Plectosporium blight of Pumpkin – Vegetable Crops Hotline

Plectosporium blight of Pumpkin

This disease appears to be more important each year. It is not clear to me why. This article reviews Plectosporium of pumpkin, sometimes called white speck.

I would rank Plectosporium blight behind powdery mildew, bacterial leaf spot and Phytophthora blight in economic damage caused. The occurrence of this disease is usually sporadic. However, when it occurs, it can cause yield loss if left uncontrolled. Plectosporium blight can be recognized from the light tan spindle shaped lesions on stems and leaf petioles (Figure 1).

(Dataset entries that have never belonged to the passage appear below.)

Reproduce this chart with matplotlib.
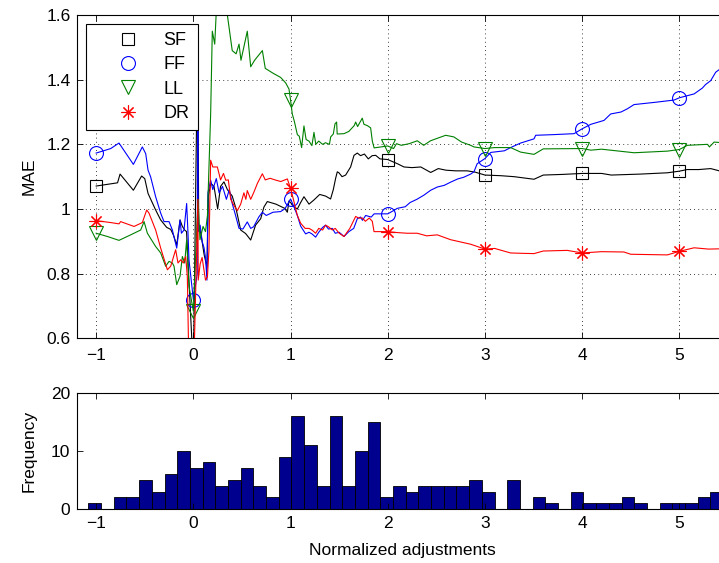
import numpy as np
import matplotlib.pyplot as plt
from matplotlib.lines import Line2D

plt.rcParams['font.family'] = ['Liberation Sans', 'DejaVu Sans']

# --- MAE curves ---
sf_x = [-1, -0.78, -0.754, -0.617, -0.532, -0.50, -0.466, -0.388, -0.336, -0.274, -0.233, -0.206, -0.171,
        -0.137, -0.113, -0.089, -0.07, 0, 0.045, 0.055, 0.08, 0.11, 0.14, 0.155, 0.18, 0.213, 0.25, 0.28,
        0.315, 0.35, 0.40, 0.44, 0.487, 0.538, 0.59, 0.64, 0.693, 0.726, 0.761, 0.85, 0.94, 0.967, 0.984,
        1.0, 1.035, 1.07, 1.104, 1.138, 1.19, 1.241, 1.3, 1.36, 1.412, 1.44, 1.464, 1.481, 1.498, 1.53,
        1.567, 1.618, 1.653, 1.687, 1.72, 1.76, 1.80, 1.84, 1.876, 1.92, 2, 2.1, 2.167, 2.25, 2.34, 2.442,
        2.52, 2.6, 2.7, 2.818, 2.9, 3, 3.163, 3.3, 3.505, 3.6, 3.8, 4, 4.2, 4.3, 4.6, 4.877, 5, 5.08, 5.2,
        5.323, 5.45]
sf_y = [1.071, 1.081, 1.108, 1.058, 1.102, 1.094, 1.048, 0.997, 0.966, 0.943, 0.937, 0.920, 0.889,
        0.966, 0.946, 0.935, 0.93, 0.5, 1.55, 0.95, 0.92, 0.86, 0.82, 1.04, 1.08, 1.069, 1.0, 1.07,
        1.084, 1.06, 1.04, 1.0, 0.935, 0.924, 0.904, 0.95, 0.97, 1.006, 1.023, 1.015, 1.002, 0.99, 1.025,
        1.02, 1.007, 1.0, 1.02, 1.038, 1.015, 1.028, 1.045, 1.04, 1.031, 1.06, 1.095, 1.115, 1.112, 1.1,
        1.105, 1.13, 1.166, 1.173, 1.165, 1.17, 1.155, 1.165, 1.166, 1.155, 1.153, 1.14, 1.13, 1.128, 1.13, 1.113,
        1.125, 1.12, 1.118, 1.118, 1.114, 1.105, 1.103, 1.1, 1.092, 1.105, 1.107, 1.11, 1.11, 1.105, 1.108, 1.112, 1.117, 1.122, 1.122,
        1.125, 1.115]

ff_x = [-1, -0.85, -0.765, -0.617, -0.525, -0.49, -0.466, -0.44, -0.388, -0.336, -0.302, -0.25, -0.216,
        -0.171, -0.137, -0.123, -0.096, -0.069, -0.055, -0.045, 0, 0.04, 0.046, 0.05, 0.07, 0.09, 0.11,
        0.125, 0.14, 0.15, 0.178, 0.2, 0.236, 0.265, 0.30, 0.34, 0.37, 0.40, 0.43, 0.47, 0.51, 0.555,
        0.59, 0.62, 0.675, 0.71, 0.75, 0.82, 0.898, 0.943, 1, 1.035, 1.07, 1.104, 1.155, 1.19, 1.22, 1.258,
        1.29, 1.33, 1.36, 1.39, 1.43, 1.46, 1.50, 1.55, 1.60, 1.65, 1.687, 1.72, 1.74, 1.773, 1.83, 1.86,
        2, 2.06, 2.098, 2.18, 2.23, 2.30, 2.373, 2.442, 2.51, 2.58, 2.647, 2.72, 2.78, 2.853, 2.887, 2.92,
        3, 3.06, 3.2, 3.264, 3.367, 3.505, 3.522, 3.7, 3.917, 4, 4.09, 4.225, 4.294, 4.4, 4.466, 4.534,
        4.75, 4.946, 5, 5.152, 5.237, 5.27, 5.323, 5.374, 5.45]
ff_y = [1.173, 1.187, 1.204, 1.138, 1.192, 1.171, 1.12, 1.1, 1.038, 0.987, 0.961, 0.961, 0.935,
        0.879, 0.966, 0.925, 0.935, 1.017, 0.925, 0.843, 0.72, 0.80, 1.55, 0.93, 0.95, 0.90, 0.88,
        0.85, 0.78, 1.05, 1.089, 1.06, 1.094, 1.05, 1.07, 1.03, 1.06, 1.017, 0.985, 0.94, 0.938, 0.96,
        0.94, 0.945, 0.976, 0.99, 0.98, 0.99, 0.992, 1.001, 1.031, 1.007, 0.98, 0.947, 0.923, 0.928, 0.923, 0.913,
        0.928, 0.943, 0.95, 0.938, 0.94, 0.925, 0.928, 0.915, 0.93, 0.94, 0.97, 0.975, 0.965, 0.98, 0.975, 0.985,
        0.985, 0.995, 1.002, 1.007, 1.02, 1.03, 1.043, 1.058, 1.068, 1.073, 1.083, 1.093, 1.098, 1.108, 1.115, 1.14,
        1.156, 1.175, 1.18, 1.19, 1.204, 1.217, 1.228, 1.23, 1.233, 1.248, 1.262, 1.274, 1.294, 1.30, 1.31, 1.323,
        1.33, 1.337, 1.344, 1.356, 1.374, 1.385, 1.397, 1.423, 1.44]

ll_x = [-1, -0.885, -0.765, -0.645, -0.542, -0.507, -0.473, -0.388, -0.336, -0.285, -0.25, -0.216, -0.199,
        -0.171, -0.137, -0.113, -0.089, -0.069, -0.045, 0, 0.048, 0.068, 0.1, 0.125, 0.145, 0.178, 0.195,
        0.22, 0.25, 0.33, 0.35, 0.40, 0.44, 0.47, 0.49, 0.555, 0.59, 0.63, 0.71, 0.74, 0.82, 0.898, 0.95,
        0.984, 1, 1.018, 1.04, 1.07, 1.09, 1.114, 1.138, 1.16, 1.19, 1.22, 1.241, 1.26, 1.29, 1.33, 1.36,
        1.40, 1.413, 1.44, 1.457, 1.474, 1.48, 1.55, 1.60, 1.655, 1.67, 1.69, 1.738, 1.755, 1.79, 1.824,
        1.842, 1.86, 2, 2.06, 2.09, 2.14, 2.22, 2.304, 2.37, 2.44, 2.596, 2.68, 2.76, 2.853, 2.887, 3, 3.1,
        3.264, 3.367, 3.505, 3.6, 4, 4.09, 4.2, 4.534, 4.877, 5, 5.083, 5.29, 5.31, 5.358, 5.45]
ll_y = [0.925, 0.915, 0.903, 0.92, 0.935, 0.961, 0.925, 0.884, 0.864, 0.823, 0.838, 0.833, 0.823,
        0.766, 0.792, 0.853, 0.833, 0.905, 0.761, 0.684, 1.03, 0.905, 0.946, 0.93, 0.98, 1.294, 1.55,
        1.51, 1.7, 1.7, 1.6, 1.49, 1.48, 1.51, 1.46, 1.55, 1.44, 1.46, 1.49, 1.435, 1.42, 1.407, 1.39,
        1.371, 1.337, 1.294, 1.27, 1.23, 1.225, 1.19, 1.257, 1.215, 1.21, 1.196, 1.237, 1.20, 1.21, 1.20, 1.205,
        1.20, 1.223, 1.232, 1.263, 1.269, 1.232, 1.233, 1.24, 1.258, 1.269, 1.255, 1.281, 1.262, 1.258, 1.251,
        1.209, 1.189, 1.195, 1.187, 1.202, 1.197, 1.202, 1.211, 1.197, 1.211, 1.228, 1.223, 1.207, 1.197, 1.192, 1.187, 1.19,
        1.19, 1.176, 1.169, 1.186, 1.187, 1.182, 1.185, 1.174, 1.179, 1.184, 1.197, 1.2, 1.192, 1.207, 1.205]

dr_x = [-1, -0.85, -0.765, -0.748, -0.61, -0.525, -0.48, -0.456, -0.388, -0.336, -0.267, -0.233, -0.182,
        -0.158, -0.13, -0.103, -0.079, -0.062, -0.045, 0, 0.047, 0.05, 0.07, 0.09, 0.11, 0.125, 0.145,
        0.16, 0.178, 0.20, 0.247, 0.28, 0.31, 0.333, 0.36, 0.384, 0.42, 0.453, 0.487, 0.52, 0.54, 0.555,
        0.59, 0.62, 0.66, 0.71, 0.74, 0.79, 0.84, 0.90, 0.967, 1, 1.035, 1.07, 1.104, 1.15, 1.19, 1.22,
        1.258, 1.29, 1.33, 1.361, 1.39, 1.43, 1.46, 1.50, 1.55, 1.61, 1.67, 1.70, 1.74, 1.77, 1.81, 1.841,
        1.859, 2, 2.1, 2.2, 2.304, 2.4, 2.51, 2.647, 2.75, 2.853, 3, 3.1, 3.264, 3.367, 3.505, 3.6, 3.847,
        4, 4.2, 4.43, 4.5, 4.877, 5, 5.152, 5.3, 5.45]
dr_y = [0.964, 0.958, 0.954, 0.961, 0.946, 0.958, 0.997, 0.987, 0.935, 0.879, 0.812, 0.823, 0.874,
        0.833, 0.843, 0.833, 0.853, 0.792, 0.5, 0.45, 1.03, 0.78, 0.83, 0.85, 0.81, 0.78, 0.79,
        0.87, 1.151, 1.13, 1.13, 1.09, 1.11, 1.089, 1.09, 1.03, 1.01, 0.995, 1.015, 1.05, 1.03, 1.057,
        1.03, 1.05, 1.08, 1.109, 1.09, 1.095, 1.09, 1.085, 1.093, 1.064, 1.023, 0.98, 0.956, 0.94, 0.94, 0.935,
        0.925, 0.94, 0.935, 0.95, 0.945, 0.935, 0.94, 0.925, 0.915, 0.94, 0.977, 0.972, 0.972, 0.962, 0.972, 0.962,
        0.93, 0.93, 0.927, 0.925, 0.925, 0.917, 0.92, 0.905, 0.898, 0.891, 0.876, 0.878, 0.864, 0.863, 0.862, 0.87, 0.872,
        0.864, 0.868, 0.867, 0.86, 0.858, 0.869, 0.88, 0.876, 0.877]

# x positions carrying a marker
sf_marks = [-1, 0, 2, 3, 4, 5]
all_marks = [-1, 0, 1, 2, 3, 4, 5]

# --- histogram of normalized adjustments ---
hist_start = -1.08
hist_width = 0.1306
hist_counts = [1, 0, 2, 2, 5, 3, 6, 10, 7, 8, 4, 5, 7, 4, 2, 9, 16, 11, 4, 16,
               4, 10, 15, 2, 4, 3, 4, 4, 4, 4, 5, 3, 0, 5, 0, 2, 1, 0, 3, 1,
               1, 1, 2, 1, 0, 1, 1, 1, 2, 3]

series = [
    ('SF', sf_x, sf_y, 'k', 's', 8, sf_marks),
    ('FF', ff_x, ff_y, 'b', 'o', 10, all_marks),
    ('LL', ll_x, ll_y, (0, 0.5, 0), 'v', 10, all_marks),
    ('DR', dr_x, dr_y, 'r', (8, 2, 0), 10, all_marks),
]

fig = plt.figure(figsize=(7.19, 5.63), dpi=100)
ax1 = fig.add_axes([0.1067, 0.3991, 0.9057, 0.5742])
ax2 = fig.add_axes([0.1067, 0.0959, 0.9057, 0.2066])

handles = []
for name, xs, ys, col, mk, ms, marks in series:
    idx = [i for i, v in enumerate(xs) if v in marks]
    ax1.plot(xs, ys, color=col, lw=0.8, marker=mk, markevery=idx, ms=ms,
             mfc='none', mec=col, mew=0.8)
    handles.append(Line2D([], [], ls='none', marker=mk, ms=ms, mfc='none', mec=col, mew=0.8))

ax1.set_xlim(-1.2, 5.5)
ax1.set_ylim(0.6, 1.6)
ax1.set_xticks([-1, 0, 1, 2, 3, 4, 5])
ax1.set_yticks([0.6, 0.8, 1.0, 1.2, 1.4, 1.6])
ax1.set_yticklabels(['0.6', '0.8', '1', '1.2', '1.4', '1.6'])
ax1.grid(True, color='k', linestyle=(0, (1, 4)), lw=0.6)
ax1.set_ylabel('MAE', fontsize=12.5)
ax1.yaxis.set_label_coords(-0.062, 0.5)
ax1.tick_params(direction='in', top=True, right=True, length=4.5, width=0.6, labelsize=12.5)
ax1.tick_params(axis='x', pad=7)
ax1.tick_params(axis='y', pad=4.5)

leg = ax1.legend(handles, ['SF', 'FF', 'LL', 'DR'], loc='upper left', bbox_to_anchor=(0.0143, 0.972),
                 borderaxespad=0, fontsize=13, handlelength=3.7, handletextpad=0.15,
                 labelspacing=0.4, borderpad=0.45, fancybox=False, framealpha=1)
leg.get_frame().set_edgecolor('k')
leg.get_frame().set_linewidth(0.8)

centers = hist_start + hist_width * (np.arange(len(hist_counts)) + 0.5)
ax2.bar(centers, hist_counts, width=hist_width, color=(0, 0, 0.5625), edgecolor='k', lw=0.6)
ax2.set_xlim(-1.2, 5.5)
ax2.set_ylim(0, 20)
ax2.set_xticks([-1, 0, 1, 2, 3, 4, 5])
ax2.set_yticks([0, 10, 20])
ax2.set_ylabel('Frequency', fontsize=12.5)
ax2.yaxis.set_label_coords(-0.062, 0.5)
ax2.set_xlabel('Normalized adjustments', fontsize=12.5)
ax2.xaxis.set_label_coords(0.5, -0.29)
ax2.tick_params(direction='in', top=True, right=True, length=4.5, width=0.6, labelsize=12.5)
ax2.tick_params(axis='x', pad=5)
ax2.tick_params(axis='y', pad=4.5)

for ax in (ax1, ax2):
    for s in ax.spines.values():
        s.set_linewidth(0.8)

fig.savefig('out.png', dpi=100)
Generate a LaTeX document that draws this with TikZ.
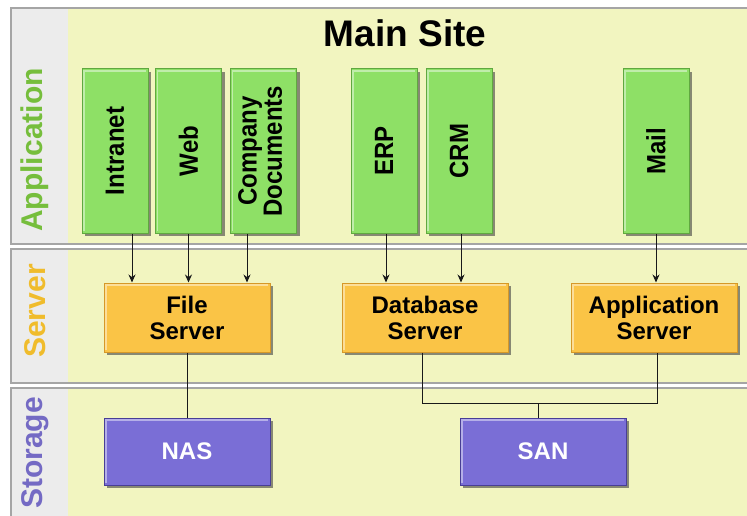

Lesions on leaves may be dimple like. Lesions may also occur on the fruit (Figure 2), although these symptoms are less common. Yield loss is most often caused by lesions on the stem adjacent to the fruit—the pumpkin handle (botanically known as the peduncle). Yellow squash and zucchini squash are also affected. When lesions occur in large numbers they can give a light gray or white appearance to the foliage. Usually, the lesions affect only the appearance of the foliage or fruit. Infrequently, the lesions can become so severe on young plants that individual leaves or vines may wilt. This disease may be managed through a combination of cultural and fungicide treatments. Crop rotations of 3-4 years and fall tillage will help keep the crop residue to a minimum. A regular contact fungicide program will also help to keep Plectosporium blight in check. My understanding has been that any fungicide program that includes products labeled for Plectosporium on pumpkin will be effective. However, given the disease severity growers have experienced recently, I especially recommend group 11 products: Flint®, Cabrio®, Pristine®, Merivon® and Quardis® including Quadris Top®.

Figure 1: Plectosporium blight on pumpkin stem.

Figure 1. Plectosporium blight on pumpkin stem.

Figure 2: Plectosporium blight on pumpkin fruit and handle.

Figure 2. Plectosporium blight on pumpkin fruit and handle.